Foreign exchange value of the dollar is too high

In times of war, uncertainty, and recession, the dollar is international investors’ preferred currency. As one trader told the Wall Street Journal recently: “The dollar is a safe haven; it has the biggest economy, the strongest bonds, and the largest military.”

The dollar was 16.6% overvalued at the start of this year, according to CPA’s latest study of the subject. Since the start of the Russia-Ukraine crisis, the dollar has risen a further 1.7% as measured by the broad dollar index (DTWEXBGS). Against the euro, the dollar has risen 4% to $1.09 to the euro. According to some estimates, a fair value against the euro might be in the $1.30s, so the dollar is some 20%-30% overvalued compared with the euro. Not surprising that last year the U.S. chalked up a record $220 billion goods trade deficit with the European Union.

A rising dollar makes it even harder for U.S. manufacturing industry and U.S. farmers to compete internationally. It hurts our exports. Even worse, it causes U.S. producers to lose share to imports in our huge home market. Once upon a time, currencies moved in response to trade flows. But today financial flows have become the tail that wags the dog. The financial attractions of the dollar in a troubled world drive the dollar up to levels that undermine the real economy of real goods and services produced by U.S. workers.

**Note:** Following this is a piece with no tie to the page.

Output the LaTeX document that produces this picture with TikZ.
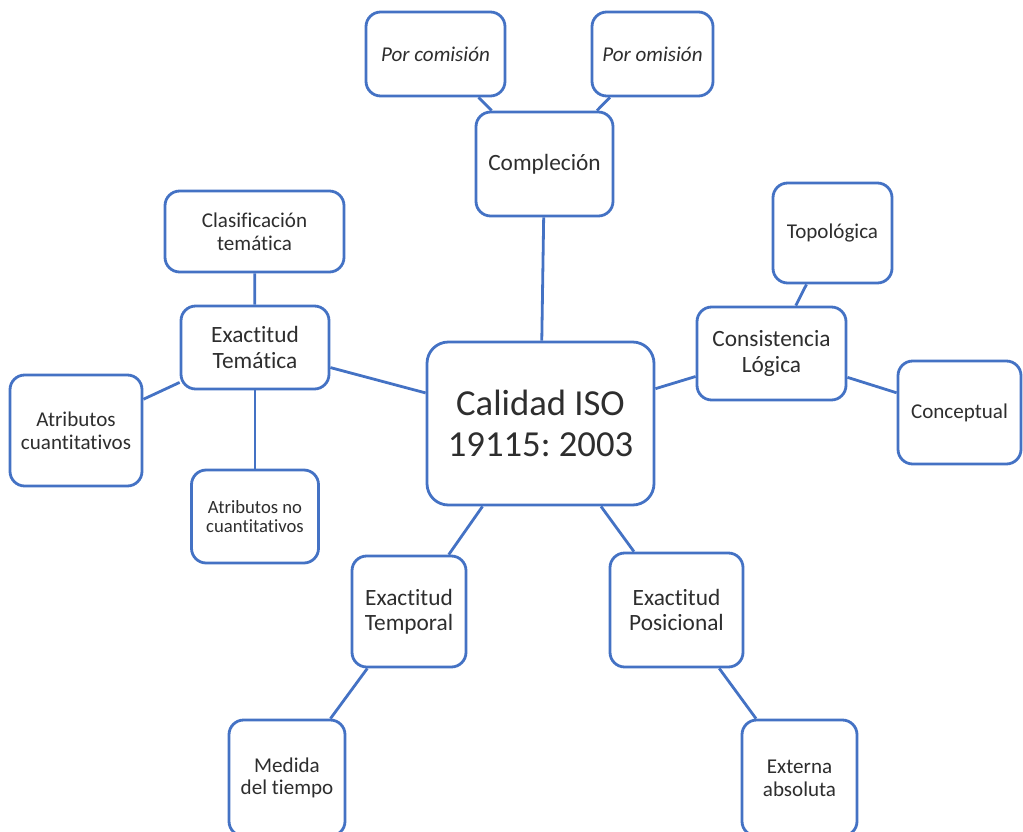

Market Access Charge for a competitive dollar

This is why CPA has supported the Market Access Charge as a new tool federal authorities can use to manage the dollar and steer it to a competitive level. Most nations in the world manage their exchange rate. It is too important to be left to financial markets that dash from fear to joy and back again like a manic depressive teenager. Businesses need to plan over a multiyear timeframe and a persistently overvalued currency undermines the prospects of every competitive business. Our estimates show that a competitive value for the dollar would create 4.9 million jobs and generate dramatic growth in competitive manufacturing sectors like automobiles and machinery.

Some MAC critics have said reducing the exchange value of the dollar will reduce the dollar’s role as a reserve currency. But the dollar’s role in reserves and payments for trade is due to its wide use, bankability, and the deep, highly liquid market for dollar investment vehicles, especially U.S. Treasury bonds. It is not linked to any specific value for the dollar. It could even be the case that the dollar would be in greater demand as a reserve currency if the U.S. government was using the MAC to reduce dollar volatility. In any case, the dollar’s role as a reserve currency has been declining gradually in recent years, reaching a 25-year low according to the IMF.

Some Cassandras in the financial community and the press worry that China might react to the declining role of the dollar, or the more aggressive U.S. sanctions policy, by promoting the renminbi as an alternative reserve and payments currency. China would like to be more independent of America’s international power. But in the financial arena, it is simply unwilling to allow the renminbi to become independent and predictable enough to appeal to investors that are not politically motivated to ally themselves with China. China is also unwilling to allow the creation of a large, deep pool of investable assets such as government bonds that would make renminbi assets a reliable holding in times of uncertainty.

In conclusion, the Russia-Ukraine war shows once again that the greatest asset the U.S. has is its $23 trillion economy and in foreign policy relations with willing allies. Its priority must be to accelerate the growth of the U.S. economy and ensure the benefits are widely shared among all Americans regardless of race, gender, or social class.